What to work on:
Repeat the lines that follow, leaving nothing out.
— begin —
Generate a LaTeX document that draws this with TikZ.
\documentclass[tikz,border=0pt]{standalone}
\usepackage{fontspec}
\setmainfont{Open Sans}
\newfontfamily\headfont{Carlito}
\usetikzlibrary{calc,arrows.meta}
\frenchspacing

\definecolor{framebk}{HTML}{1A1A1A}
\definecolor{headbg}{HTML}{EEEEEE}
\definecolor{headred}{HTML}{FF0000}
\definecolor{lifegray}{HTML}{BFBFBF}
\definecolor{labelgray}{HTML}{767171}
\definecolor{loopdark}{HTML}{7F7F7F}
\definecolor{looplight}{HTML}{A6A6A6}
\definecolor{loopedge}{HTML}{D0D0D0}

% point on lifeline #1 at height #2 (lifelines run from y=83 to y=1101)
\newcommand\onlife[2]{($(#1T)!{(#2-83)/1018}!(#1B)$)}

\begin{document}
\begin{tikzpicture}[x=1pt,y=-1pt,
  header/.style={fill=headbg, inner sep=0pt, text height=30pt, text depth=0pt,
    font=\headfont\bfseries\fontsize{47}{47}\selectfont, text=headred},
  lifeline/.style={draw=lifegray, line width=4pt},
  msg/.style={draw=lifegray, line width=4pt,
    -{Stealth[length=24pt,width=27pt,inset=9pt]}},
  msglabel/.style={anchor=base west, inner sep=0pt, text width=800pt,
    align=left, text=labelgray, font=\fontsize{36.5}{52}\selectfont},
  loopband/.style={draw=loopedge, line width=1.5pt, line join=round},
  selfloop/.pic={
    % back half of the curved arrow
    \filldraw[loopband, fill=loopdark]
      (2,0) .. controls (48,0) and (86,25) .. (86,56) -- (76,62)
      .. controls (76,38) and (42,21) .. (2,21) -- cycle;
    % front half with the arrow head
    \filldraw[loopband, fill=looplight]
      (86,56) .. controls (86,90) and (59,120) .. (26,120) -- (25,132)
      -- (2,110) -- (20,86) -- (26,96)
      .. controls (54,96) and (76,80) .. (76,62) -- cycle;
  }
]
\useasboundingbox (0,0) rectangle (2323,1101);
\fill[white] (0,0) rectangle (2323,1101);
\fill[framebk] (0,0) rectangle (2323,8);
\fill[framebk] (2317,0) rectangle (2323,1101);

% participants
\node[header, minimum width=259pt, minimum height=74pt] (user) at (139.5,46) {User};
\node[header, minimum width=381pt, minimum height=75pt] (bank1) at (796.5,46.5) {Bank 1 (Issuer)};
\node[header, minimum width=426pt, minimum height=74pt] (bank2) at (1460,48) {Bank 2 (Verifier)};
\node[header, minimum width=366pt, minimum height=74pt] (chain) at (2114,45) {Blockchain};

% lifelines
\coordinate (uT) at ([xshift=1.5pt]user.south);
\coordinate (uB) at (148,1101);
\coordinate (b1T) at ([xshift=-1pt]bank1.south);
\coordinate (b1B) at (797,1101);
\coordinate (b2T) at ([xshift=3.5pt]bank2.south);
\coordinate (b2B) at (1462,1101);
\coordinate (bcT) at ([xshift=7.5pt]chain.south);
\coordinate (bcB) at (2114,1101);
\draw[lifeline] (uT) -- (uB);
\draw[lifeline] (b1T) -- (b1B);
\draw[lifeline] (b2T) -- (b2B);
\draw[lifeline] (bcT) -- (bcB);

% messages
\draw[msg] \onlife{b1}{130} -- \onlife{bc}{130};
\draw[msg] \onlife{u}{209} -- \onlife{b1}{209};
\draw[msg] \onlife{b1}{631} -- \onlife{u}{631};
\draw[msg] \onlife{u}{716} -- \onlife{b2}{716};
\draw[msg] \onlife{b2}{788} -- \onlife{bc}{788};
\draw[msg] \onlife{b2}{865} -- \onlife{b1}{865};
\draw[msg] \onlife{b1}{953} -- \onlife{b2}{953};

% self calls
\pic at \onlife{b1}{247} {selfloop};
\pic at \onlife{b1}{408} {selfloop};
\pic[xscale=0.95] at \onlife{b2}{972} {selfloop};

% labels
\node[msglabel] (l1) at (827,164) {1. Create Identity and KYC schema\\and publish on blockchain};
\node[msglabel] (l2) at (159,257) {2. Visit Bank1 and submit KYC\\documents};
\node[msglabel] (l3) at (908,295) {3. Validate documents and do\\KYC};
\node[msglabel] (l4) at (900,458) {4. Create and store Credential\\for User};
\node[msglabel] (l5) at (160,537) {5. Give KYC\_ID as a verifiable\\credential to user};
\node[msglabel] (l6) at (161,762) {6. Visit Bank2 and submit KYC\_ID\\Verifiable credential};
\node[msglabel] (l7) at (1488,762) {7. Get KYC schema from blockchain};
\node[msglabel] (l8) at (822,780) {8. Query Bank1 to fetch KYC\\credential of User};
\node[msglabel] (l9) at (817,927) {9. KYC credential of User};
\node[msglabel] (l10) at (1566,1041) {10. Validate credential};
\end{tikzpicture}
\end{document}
— end —
Solved problem:
Generate a LaTeX document that draws this with TikZ.
\documentclass[tikz,border=0pt]{standalone}
\usepackage{fontspec}
\setmainfont{Open Sans}
\newfontfamily\headfont{Carlito}
\usetikzlibrary{calc,arrows.meta}
\frenchspacing

\definecolor{framebk}{HTML}{1A1A1A}
\definecolor{headbg}{HTML}{EEEEEE}
\definecolor{headred}{HTML}{FF0000}
\definecolor{lifegray}{HTML}{BFBFBF}
\definecolor{labelgray}{HTML}{767171}
\definecolor{loopdark}{HTML}{7F7F7F}
\definecolor{looplight}{HTML}{A6A6A6}
\definecolor{loopedge}{HTML}{D0D0D0}

% point on lifeline #1 at height #2 (lifelines run from y=83 to y=1101)
\newcommand\onlife[2]{($(#1T)!{(#2-83)/1018}!(#1B)$)}

\begin{document}
\begin{tikzpicture}[x=1pt,y=-1pt,
  header/.style={fill=headbg, inner sep=0pt, text height=30pt, text depth=0pt,
    font=\headfont\bfseries\fontsize{47}{47}\selectfont, text=headred},
  lifeline/.style={draw=lifegray, line width=4pt},
  msg/.style={draw=lifegray, line width=4pt,
    -{Stealth[length=24pt,width=27pt,inset=9pt]}},
  msglabel/.style={anchor=base west, inner sep=0pt, text width=800pt,
    align=left, text=labelgray, font=\fontsize{36.5}{52}\selectfont},
  loopband/.style={draw=loopedge, line width=1.5pt, line join=round},
  selfloop/.pic={
    % back half of the curved arrow
    \filldraw[loopband, fill=loopdark]
      (2,0) .. controls (48,0) and (86,25) .. (86,56) -- (76,62)
      .. controls (76,38) and (42,21) .. (2,21) -- cycle;
    % front half with the arrow head
    \filldraw[loopband, fill=looplight]
      (86,56) .. controls (86,90) and (59,120) .. (26,120) -- (25,132)
      -- (2,110) -- (20,86) -- (26,96)
      .. controls (54,96) and (76,80) .. (76,62) -- cycle;
  }
]
\useasboundingbox (0,0) rectangle (2323,1101);
\fill[white] (0,0) rectangle (2323,1101);
\fill[framebk] (0,0) rectangle (2323,8);
\fill[framebk] (2317,0) rectangle (2323,1101);

% participants
\node[header, minimum width=259pt, minimum height=74pt] (user) at (139.5,46) {User};
\node[header, minimum width=381pt, minimum height=75pt] (bank1) at (796.5,46.5) {Bank 1 (Issuer)};
\node[header, minimum width=426pt, minimum height=74pt] (bank2) at (1460,48) {Bank 2 (Verifier)};
\node[header, minimum width=366pt, minimum height=74pt] (chain) at (2114,45) {Blockchain};

% lifelines
\coordinate (uT) at ([xshift=1.5pt]user.south);
\coordinate (uB) at (148,1101);
\coordinate (b1T) at ([xshift=-1pt]bank1.south);
\coordinate (b1B) at (797,1101);
\coordinate (b2T) at ([xshift=3.5pt]bank2.south);
\coordinate (b2B) at (1462,1101);
\coordinate (bcT) at ([xshift=7.5pt]chain.south);
\coordinate (bcB) at (2114,1101);
\draw[lifeline] (uT) -- (uB);
\draw[lifeline] (b1T) -- (b1B);
\draw[lifeline] (b2T) -- (b2B);
\draw[lifeline] (bcT) -- (bcB);

% messages
\draw[msg] \onlife{b1}{130} -- \onlife{bc}{130};
\draw[msg] \onlife{u}{209} -- \onlife{b1}{209};
\draw[msg] \onlife{b1}{631} -- \onlife{u}{631};
\draw[msg] \onlife{u}{716} -- \onlife{b2}{716};
\draw[msg] \onlife{b2}{788} -- \onlife{bc}{788};
\draw[msg] \onlife{b2}{865} -- \onlife{b1}{865};
\draw[msg] \onlife{b1}{953} -- \onlife{b2}{953};

% self calls
\pic at \onlife{b1}{247} {selfloop};
\pic at \onlife{b1}{408} {selfloop};
\pic[xscale=0.95] at \onlife{b2}{972} {selfloop};

% labels
\node[msglabel] (l1) at (827,164) {1. Create Identity and KYC schema\\and publish on blockchain};
\node[msglabel] (l2) at (159,257) {2. Visit Bank1 and submit KYC\\documents};
\node[msglabel] (l3) at (908,295) {3. Validate documents and do\\KYC};
\node[msglabel] (l4) at (900,458) {4. Create and store Credential\\for User};
\node[msglabel] (l5) at (160,537) {5. Give KYC\_ID as a verifiable\\credential to user};
\node[msglabel] (l6) at (161,762) {6. Visit Bank2 and submit KYC\_ID\\Verifiable credential};
\node[msglabel] (l7) at (1488,762) {7. Get KYC schema from blockchain};
\node[msglabel] (l8) at (822,780) {8. Query Bank1 to fetch KYC\\credential of User};
\node[msglabel] (l9) at (817,927) {9. KYC credential of User};
\node[msglabel] (l10) at (1566,1041) {10. Validate credential};
\end{tikzpicture}
\end{document}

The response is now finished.